Lives are being endangered by potholes on a Lancashire motorway, a senior councillor has claimed.
Azhar Ali says the M65 between Burnley and Colne is “riddled” with defects, which drivers are having to swerve around at high speed.
The Progressive Lancashire opposition group leader on Lancashire County Council has criticised the authority for the condition of the route.
The vast majority of the motorway network is the responsibility of National Highways – but the six-mile stretch of the M65 between junctions 10 and 14 comes under the county council’s control for historical reasons.
County Cllr Ali told the Local Democracy Reporting Service: “People are swerving – and if someone hits [a pothole] at 70mph, or even less, it’s going to blow [their] tyres.
“It’s a death waiting to happen,” he warned.
A spokesperson for Lancashire County Council said in response to the criticism that the authority prioritised the most urgent repairs to the almost 4,400 miles of highway for which it is responsible.
“Our roads carry over 4.6m journeys a day – and we fix around 3,400 potholes each month.
“Potholes are caused by wet and cold weather – and the freezing conditions early this year mean that our roads have suffered a lot of damage recently.
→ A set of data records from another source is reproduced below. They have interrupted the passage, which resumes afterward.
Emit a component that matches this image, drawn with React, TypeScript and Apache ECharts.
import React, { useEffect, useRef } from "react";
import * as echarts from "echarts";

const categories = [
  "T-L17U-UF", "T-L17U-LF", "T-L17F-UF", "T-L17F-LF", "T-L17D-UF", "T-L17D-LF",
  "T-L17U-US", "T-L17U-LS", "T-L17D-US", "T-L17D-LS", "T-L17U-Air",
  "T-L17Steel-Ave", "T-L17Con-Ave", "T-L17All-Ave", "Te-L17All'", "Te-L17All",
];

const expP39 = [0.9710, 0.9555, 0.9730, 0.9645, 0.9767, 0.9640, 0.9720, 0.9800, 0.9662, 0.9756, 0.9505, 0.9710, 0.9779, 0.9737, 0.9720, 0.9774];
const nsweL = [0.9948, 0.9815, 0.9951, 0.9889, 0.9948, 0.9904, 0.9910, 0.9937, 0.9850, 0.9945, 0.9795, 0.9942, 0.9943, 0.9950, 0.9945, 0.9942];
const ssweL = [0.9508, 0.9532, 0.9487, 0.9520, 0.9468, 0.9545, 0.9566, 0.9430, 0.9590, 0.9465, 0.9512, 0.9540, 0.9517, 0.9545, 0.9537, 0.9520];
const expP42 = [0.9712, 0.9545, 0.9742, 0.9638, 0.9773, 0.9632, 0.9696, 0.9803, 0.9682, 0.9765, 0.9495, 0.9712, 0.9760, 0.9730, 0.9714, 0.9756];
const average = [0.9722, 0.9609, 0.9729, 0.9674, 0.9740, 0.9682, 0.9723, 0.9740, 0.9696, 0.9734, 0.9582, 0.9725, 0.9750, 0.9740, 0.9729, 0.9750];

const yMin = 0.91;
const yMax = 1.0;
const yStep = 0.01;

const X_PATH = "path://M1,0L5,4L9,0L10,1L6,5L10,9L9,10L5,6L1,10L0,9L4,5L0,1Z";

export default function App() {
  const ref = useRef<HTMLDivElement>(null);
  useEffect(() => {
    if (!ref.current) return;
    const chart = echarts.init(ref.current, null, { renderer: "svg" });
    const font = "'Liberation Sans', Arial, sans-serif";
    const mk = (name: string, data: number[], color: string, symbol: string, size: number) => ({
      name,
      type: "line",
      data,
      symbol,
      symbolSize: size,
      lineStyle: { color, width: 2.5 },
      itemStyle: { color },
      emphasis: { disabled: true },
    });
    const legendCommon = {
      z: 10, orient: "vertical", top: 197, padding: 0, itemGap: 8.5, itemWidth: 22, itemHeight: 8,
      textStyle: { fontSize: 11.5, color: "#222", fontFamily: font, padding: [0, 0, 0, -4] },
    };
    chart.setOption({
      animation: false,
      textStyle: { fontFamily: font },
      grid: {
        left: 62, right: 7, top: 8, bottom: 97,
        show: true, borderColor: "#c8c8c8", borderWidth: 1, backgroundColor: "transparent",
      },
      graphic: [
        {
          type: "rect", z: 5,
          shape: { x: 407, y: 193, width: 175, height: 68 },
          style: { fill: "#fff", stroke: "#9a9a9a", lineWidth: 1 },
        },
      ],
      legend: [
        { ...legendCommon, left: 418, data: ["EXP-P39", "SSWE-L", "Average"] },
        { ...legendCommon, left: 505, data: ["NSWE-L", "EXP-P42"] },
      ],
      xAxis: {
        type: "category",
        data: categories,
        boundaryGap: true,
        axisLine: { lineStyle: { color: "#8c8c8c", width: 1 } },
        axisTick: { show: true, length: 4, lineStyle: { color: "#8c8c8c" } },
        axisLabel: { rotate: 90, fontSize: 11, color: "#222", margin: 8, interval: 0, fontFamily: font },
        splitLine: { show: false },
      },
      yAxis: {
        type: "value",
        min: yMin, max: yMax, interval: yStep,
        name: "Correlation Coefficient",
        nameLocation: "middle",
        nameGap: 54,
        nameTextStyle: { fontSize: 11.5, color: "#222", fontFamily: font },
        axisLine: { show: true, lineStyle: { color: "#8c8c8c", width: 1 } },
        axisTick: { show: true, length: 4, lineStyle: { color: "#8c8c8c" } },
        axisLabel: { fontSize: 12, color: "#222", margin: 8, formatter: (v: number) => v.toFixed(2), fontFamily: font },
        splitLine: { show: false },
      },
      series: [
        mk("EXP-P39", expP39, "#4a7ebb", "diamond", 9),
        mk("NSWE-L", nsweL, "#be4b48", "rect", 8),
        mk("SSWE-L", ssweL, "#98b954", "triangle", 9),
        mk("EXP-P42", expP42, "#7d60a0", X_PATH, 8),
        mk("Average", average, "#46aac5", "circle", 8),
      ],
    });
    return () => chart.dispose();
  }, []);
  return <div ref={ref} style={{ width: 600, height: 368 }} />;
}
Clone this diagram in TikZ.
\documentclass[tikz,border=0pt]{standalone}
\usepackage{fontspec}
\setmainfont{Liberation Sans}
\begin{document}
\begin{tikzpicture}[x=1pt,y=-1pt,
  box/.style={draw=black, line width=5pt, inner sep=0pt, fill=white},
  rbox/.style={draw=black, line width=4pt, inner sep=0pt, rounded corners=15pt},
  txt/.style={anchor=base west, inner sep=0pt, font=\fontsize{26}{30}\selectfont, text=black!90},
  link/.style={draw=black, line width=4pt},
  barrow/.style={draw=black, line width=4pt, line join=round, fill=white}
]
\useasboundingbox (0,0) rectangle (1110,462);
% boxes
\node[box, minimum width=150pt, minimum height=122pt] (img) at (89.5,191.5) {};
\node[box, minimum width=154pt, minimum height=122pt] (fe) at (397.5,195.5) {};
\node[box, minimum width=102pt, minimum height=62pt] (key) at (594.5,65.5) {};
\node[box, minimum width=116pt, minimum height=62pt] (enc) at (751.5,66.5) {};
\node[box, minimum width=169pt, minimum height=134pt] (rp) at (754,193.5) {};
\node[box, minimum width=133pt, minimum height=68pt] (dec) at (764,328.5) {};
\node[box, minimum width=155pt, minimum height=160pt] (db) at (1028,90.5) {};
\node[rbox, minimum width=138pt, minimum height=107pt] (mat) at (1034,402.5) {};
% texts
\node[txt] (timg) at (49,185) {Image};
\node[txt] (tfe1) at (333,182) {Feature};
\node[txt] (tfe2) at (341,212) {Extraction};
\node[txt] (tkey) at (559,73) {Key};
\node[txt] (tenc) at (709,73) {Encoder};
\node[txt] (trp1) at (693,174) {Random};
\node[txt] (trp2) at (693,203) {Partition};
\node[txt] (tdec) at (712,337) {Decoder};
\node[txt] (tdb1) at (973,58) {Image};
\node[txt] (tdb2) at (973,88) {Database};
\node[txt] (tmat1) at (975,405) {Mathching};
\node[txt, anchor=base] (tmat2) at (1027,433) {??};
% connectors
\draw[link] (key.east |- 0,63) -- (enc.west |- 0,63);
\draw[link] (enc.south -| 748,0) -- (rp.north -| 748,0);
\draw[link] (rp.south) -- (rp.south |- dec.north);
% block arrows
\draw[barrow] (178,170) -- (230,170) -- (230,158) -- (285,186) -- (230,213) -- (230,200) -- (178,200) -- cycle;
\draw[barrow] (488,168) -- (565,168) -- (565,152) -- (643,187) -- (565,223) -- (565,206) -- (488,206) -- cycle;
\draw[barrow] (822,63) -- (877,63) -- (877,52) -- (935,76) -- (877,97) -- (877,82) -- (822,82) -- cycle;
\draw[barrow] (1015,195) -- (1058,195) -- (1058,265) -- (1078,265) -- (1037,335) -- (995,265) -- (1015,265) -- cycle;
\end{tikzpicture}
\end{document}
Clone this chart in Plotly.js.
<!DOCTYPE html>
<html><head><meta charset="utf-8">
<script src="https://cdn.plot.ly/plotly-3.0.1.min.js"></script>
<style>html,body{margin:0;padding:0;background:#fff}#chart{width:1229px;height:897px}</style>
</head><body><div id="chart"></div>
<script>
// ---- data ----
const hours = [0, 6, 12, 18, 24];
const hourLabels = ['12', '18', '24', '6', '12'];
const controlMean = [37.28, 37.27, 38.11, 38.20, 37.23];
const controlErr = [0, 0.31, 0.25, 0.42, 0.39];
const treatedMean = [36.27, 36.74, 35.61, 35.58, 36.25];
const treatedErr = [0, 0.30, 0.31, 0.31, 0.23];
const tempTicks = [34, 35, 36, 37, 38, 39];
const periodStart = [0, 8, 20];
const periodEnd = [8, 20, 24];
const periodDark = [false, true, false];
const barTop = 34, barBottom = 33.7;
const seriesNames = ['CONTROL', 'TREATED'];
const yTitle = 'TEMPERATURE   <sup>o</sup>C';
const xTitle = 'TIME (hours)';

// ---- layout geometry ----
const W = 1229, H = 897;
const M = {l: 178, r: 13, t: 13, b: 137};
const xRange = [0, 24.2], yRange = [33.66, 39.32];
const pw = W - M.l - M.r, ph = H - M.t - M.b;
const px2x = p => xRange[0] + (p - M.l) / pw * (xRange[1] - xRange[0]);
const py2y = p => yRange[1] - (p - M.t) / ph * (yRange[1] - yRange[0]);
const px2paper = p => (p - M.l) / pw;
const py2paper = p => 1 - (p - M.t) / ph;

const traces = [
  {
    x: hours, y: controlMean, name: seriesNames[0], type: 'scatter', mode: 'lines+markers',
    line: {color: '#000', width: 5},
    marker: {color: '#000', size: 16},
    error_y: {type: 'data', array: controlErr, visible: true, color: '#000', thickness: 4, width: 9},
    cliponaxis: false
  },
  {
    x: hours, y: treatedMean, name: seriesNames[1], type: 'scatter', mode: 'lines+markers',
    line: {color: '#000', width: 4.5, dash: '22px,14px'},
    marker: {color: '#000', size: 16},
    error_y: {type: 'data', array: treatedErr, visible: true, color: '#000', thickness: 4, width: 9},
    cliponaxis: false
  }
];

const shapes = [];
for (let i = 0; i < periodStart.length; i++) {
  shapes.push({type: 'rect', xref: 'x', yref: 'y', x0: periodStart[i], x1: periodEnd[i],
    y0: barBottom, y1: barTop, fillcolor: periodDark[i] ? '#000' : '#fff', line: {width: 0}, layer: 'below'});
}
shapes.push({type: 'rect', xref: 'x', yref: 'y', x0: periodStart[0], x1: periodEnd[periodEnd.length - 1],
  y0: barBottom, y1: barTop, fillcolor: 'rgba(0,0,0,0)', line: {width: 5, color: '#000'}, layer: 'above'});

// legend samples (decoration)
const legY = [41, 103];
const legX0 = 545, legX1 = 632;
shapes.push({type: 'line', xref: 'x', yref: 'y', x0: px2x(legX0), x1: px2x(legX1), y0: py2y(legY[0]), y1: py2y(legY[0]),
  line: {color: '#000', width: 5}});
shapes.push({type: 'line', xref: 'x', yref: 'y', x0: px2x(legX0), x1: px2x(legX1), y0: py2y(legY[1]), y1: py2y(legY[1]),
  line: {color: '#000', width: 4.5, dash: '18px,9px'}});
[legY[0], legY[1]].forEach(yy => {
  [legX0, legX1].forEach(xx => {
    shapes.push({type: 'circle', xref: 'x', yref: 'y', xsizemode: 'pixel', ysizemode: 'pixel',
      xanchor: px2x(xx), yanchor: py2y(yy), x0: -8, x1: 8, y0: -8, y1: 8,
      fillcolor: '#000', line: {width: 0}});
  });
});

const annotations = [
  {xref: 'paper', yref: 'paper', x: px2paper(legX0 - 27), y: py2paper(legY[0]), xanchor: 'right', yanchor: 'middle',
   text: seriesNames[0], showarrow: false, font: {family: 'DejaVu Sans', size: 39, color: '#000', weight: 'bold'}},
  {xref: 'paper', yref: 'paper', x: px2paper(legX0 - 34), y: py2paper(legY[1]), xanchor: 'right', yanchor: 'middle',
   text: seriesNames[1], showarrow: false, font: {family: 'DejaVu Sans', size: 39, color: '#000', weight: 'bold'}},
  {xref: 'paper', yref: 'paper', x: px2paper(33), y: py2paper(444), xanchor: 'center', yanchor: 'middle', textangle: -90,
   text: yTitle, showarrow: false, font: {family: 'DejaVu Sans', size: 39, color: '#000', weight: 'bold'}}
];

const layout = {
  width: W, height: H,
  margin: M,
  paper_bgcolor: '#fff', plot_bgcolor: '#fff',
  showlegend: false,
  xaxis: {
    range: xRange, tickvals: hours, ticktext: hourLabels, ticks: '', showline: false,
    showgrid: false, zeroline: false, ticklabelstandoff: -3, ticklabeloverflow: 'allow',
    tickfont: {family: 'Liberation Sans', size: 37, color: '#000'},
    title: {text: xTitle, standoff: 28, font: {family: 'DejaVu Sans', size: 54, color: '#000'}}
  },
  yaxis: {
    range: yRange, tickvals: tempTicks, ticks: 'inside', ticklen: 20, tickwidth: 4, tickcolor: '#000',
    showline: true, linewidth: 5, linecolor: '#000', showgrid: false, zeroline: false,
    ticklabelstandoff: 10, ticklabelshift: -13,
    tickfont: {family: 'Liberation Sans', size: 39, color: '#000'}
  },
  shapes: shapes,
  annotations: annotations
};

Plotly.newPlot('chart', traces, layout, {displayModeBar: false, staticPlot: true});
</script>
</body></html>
We triage all requests and respond to these in order of priority.
“Our ‘managed service model’ delivers bigger, longer-lasting repairs, tripling the average fix size – and a single provider [has] replaced multiple contractors, freeing council teams to focus on urgent work and resurfacing.”
The Reform UK-run county council maintains almost all non-motorway routes in Lancashire. The authority announced late last year that there had been a 42 percent drop in the number of defects on its roads and pavements in the space of a year – with the total falling by more than 25,000 in the 12 months to September 2025 to then stand at 35,514.